Panama hopes to beat the global financial crisis
(statesman.com) Central American nation expects economic growth and budget surplus in 2009
Cranes hover over the skyline like futuristic insects, buzzing around half-finished skyscrapers that make Panama City look like Miami or Hong Kong.
If any country is poised to withstand the ravages of the global financial crisis, it just might be tiny Panama, which has quietly become a regional economic powerhouse in the past five years.
Fueled by a superheated real estate market, windfalls from the Panama Canal and a burgeoning banking system, economic growth hit 9.2 percent in 2008 after soaring to 11.5 percent the year before.

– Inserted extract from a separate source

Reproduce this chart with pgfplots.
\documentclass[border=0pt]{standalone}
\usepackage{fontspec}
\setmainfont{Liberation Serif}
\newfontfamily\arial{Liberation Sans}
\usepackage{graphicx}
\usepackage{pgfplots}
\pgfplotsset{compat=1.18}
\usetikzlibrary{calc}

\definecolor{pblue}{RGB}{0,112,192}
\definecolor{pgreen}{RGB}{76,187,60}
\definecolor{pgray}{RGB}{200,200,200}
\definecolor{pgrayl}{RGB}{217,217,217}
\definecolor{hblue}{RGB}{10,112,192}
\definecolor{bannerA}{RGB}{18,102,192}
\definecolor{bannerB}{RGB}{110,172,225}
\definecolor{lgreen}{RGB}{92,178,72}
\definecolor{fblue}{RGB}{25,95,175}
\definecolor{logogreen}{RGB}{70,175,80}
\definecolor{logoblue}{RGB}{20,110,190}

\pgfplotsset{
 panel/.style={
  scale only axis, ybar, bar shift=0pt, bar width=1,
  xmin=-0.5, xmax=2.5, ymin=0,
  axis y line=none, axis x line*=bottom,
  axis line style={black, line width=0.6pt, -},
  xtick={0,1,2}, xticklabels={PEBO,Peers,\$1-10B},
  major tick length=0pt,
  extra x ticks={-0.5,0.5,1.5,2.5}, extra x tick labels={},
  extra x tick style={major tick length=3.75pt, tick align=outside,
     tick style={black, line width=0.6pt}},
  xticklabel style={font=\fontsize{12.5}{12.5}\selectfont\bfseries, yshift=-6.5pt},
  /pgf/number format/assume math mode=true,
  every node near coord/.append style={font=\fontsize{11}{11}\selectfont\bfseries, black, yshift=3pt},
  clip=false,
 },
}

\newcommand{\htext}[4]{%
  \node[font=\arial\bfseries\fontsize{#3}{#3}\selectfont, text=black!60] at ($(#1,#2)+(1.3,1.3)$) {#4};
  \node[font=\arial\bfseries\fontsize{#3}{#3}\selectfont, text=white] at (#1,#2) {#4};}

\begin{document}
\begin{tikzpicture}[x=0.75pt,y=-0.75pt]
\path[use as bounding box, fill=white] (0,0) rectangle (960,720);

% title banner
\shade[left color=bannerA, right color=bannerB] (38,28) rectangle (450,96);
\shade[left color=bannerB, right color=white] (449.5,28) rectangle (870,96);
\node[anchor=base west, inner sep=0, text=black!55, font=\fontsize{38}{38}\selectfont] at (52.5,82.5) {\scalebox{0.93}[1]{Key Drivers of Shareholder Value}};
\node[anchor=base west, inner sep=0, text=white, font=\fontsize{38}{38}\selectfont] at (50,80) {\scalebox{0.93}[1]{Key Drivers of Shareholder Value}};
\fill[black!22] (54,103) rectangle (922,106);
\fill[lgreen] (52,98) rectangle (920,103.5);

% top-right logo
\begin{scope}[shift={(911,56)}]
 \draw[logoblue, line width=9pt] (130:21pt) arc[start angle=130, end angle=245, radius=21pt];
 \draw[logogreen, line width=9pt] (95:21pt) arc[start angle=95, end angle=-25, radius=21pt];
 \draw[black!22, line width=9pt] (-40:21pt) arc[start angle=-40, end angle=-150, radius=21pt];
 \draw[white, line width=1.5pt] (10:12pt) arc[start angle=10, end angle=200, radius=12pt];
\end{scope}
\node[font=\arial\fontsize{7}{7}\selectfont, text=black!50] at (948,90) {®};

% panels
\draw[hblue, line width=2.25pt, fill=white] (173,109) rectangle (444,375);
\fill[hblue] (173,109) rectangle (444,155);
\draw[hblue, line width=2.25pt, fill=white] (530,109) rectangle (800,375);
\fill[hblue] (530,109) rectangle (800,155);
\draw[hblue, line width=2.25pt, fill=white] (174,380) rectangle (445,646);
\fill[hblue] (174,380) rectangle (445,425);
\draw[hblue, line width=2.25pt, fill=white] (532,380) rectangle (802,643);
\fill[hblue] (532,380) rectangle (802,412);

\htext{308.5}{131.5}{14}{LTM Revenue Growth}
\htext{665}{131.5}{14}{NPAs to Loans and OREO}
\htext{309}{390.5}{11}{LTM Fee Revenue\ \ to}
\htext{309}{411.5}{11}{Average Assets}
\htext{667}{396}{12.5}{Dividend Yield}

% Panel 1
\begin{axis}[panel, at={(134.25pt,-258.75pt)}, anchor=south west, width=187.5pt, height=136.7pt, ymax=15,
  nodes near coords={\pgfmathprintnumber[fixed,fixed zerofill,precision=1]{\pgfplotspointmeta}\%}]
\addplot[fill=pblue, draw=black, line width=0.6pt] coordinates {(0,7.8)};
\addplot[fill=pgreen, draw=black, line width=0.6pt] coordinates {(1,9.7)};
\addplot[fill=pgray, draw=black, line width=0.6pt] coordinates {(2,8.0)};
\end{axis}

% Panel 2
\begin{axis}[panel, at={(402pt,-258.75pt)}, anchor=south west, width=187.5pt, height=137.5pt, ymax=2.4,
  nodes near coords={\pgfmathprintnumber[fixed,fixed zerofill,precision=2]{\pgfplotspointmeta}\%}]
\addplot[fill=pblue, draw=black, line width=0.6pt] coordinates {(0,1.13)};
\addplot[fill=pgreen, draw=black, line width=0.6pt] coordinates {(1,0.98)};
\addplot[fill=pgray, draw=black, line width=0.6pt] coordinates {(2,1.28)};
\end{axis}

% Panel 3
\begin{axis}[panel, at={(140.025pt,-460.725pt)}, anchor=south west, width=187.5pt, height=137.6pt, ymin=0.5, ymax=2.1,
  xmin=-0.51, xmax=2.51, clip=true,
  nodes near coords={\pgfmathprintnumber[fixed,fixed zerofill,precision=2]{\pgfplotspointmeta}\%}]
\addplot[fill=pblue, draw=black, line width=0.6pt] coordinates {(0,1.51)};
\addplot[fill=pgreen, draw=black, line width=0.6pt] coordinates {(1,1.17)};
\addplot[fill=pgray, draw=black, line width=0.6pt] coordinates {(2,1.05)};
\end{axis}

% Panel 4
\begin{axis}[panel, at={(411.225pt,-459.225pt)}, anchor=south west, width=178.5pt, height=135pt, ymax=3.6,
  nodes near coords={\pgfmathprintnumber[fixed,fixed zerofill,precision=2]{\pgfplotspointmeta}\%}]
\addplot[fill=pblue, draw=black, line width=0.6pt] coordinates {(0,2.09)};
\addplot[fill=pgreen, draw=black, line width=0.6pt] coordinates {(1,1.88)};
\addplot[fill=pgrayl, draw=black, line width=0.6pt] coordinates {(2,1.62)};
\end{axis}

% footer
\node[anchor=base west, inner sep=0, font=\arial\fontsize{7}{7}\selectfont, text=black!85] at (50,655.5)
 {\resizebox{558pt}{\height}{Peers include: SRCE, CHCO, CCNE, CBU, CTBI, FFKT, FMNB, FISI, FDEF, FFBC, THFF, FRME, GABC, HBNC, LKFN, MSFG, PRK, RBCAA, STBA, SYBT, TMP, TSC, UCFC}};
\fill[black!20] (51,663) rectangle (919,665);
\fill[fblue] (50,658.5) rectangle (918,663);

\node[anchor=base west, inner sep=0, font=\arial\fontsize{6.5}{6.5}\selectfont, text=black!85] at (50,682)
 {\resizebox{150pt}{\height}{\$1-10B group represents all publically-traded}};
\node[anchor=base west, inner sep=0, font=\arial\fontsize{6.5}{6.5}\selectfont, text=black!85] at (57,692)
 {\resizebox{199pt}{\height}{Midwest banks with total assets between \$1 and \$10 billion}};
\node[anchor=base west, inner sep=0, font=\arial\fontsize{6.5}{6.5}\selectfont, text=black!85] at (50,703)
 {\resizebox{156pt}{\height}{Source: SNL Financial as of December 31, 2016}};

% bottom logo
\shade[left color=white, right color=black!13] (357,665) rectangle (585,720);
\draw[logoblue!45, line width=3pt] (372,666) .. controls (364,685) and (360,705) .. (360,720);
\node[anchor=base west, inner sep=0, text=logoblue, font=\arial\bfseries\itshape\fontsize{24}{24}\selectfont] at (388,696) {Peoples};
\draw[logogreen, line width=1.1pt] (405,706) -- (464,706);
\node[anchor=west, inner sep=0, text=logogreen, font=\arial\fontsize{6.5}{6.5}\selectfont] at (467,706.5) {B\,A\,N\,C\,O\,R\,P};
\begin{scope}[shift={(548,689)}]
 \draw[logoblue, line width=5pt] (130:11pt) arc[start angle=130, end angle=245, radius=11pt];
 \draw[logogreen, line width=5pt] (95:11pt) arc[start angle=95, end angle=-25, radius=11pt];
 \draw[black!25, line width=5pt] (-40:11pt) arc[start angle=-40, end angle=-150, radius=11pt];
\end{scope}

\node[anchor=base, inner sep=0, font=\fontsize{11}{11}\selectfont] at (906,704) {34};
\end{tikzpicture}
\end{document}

As nations from the United States to Japan confront shrinking economies in 2009, officials in Panama are predicting relatively robust growth of 4 or 5 percent this year.
"This global crisis arrived in a moment in which we find ourselves stronger than we have been in the past," Minister of the Economy Hector Alexander said. "In Panama, the dominant topic isn't the recession."
While unemployment has soared in the United States, the unemployment rate in Panama fell from about 14 percent in 2004 to 6.5 percent last year. And as the U.S. is adjusting to life with 12-digit budget deficits, Alexander said Panama is hoping 2009 will be its third consecutive year with a budget surplus.
But the nation hasn't been immune to the global recession. Its real estate market might be heading for a sharp downturn.
Matt Landau, a New Jersey native and Panama City investment consultant, said real estate sales have declined precipitously in recent months, especially among the U.S. and European buyers who largely fueled the boom.
"When I first got here (about four years ago), people were buying (properties) for $200,000 and then flipping them for double or more in six to 12 months," he said. "That was happening even up to a year and a half ago."
Now, Landau said, Panama City is bracing for a glut of high-priced condominiums.
And as global trade is pummeled by the recession, Panama Canal officials expect the number of cargo ships passing through the waterway — and the tolls they pay to the Panamanian government — to fall almost 6 percent this year.
Even there, Panama has an ace up its sleeve in the form of a $5.2 billion Panama Canal expansion, which will widen the canal's locks to allow larger ships to pass through.
Although recession wasn't on the minds of Panamanian voters when they approved the expansion in 2006, officials see the megaproject as a perfectly timed stimulus that will directly create nearly 7,000 jobs in a country of 3 million and spark the creation of thousands of secondary jobs, just as the economy begins to sag.
"It's as if we are increasing public sector spending by 35 to 40 percent," Alexander said. "Today it works as a fiscal stimulus."
Percentagewise, the canal expansion dwarfs any stimulus project the United States is planning. The project represents nearly a quarter of Panama's $23 billion gross domestic product. By comparison, the $787 billion stimulus package in the U.S. represents about 5 percent of America's $14 trillion gross domestic product.
Counternarcotics officials have long suspected that Panama's boom has also been aided by an influx of money from criminal organizations. According to the U.S. State Department's 2008 International Narcotics Control Strategy Report, the country's construction and offshore banking sectors are particularly susceptible to money laundering.
But Panama's economy has been helped by a stable and peaceful political scene, which the nation has enjoyed since the 1989 ouster of dictator Manuel Noriega.
When Noriega was captured by U.S. troops, Panama's economy was in shambles, paralyzed by an economic embargo of Noriega's regime. Successive democratically elected administrations have focused on economic recovery, enacting reforms and privatizing sectors such as telecommunications and electricity.
But some critics say Panama's spectacular economic growth in the past five years has left out the majority of its people.
"The problem is that the growth has stayed in a few hands," said Rolando Gordon, a University of Panama economics professor. "The economic boom hasn't been able to resolve any of the great social problems of the country."
Gordon said government statistics obscure the fact that even as the country's economy exploded, the percentage of Panamanians laboring precariously in the nation's informal sector — doing things such as selling fruit at intersections — has risen from 33 percent in 2001 to 44 percent today.
Gordon added that public schools are underfinanced, and access to drinking water remains problematic for many Panamanians. At the same time, the price of basic foodstuffs has increased.
"This boom we're having is tremendous," taxi driver Jose Cano said. "But for the poor, the humble, we aren't seeing the boom. The price of food is going up. I have my own taxi, so I'm doing pretty well, but there are a lot of people who are recycling cans and stealing scrap metal."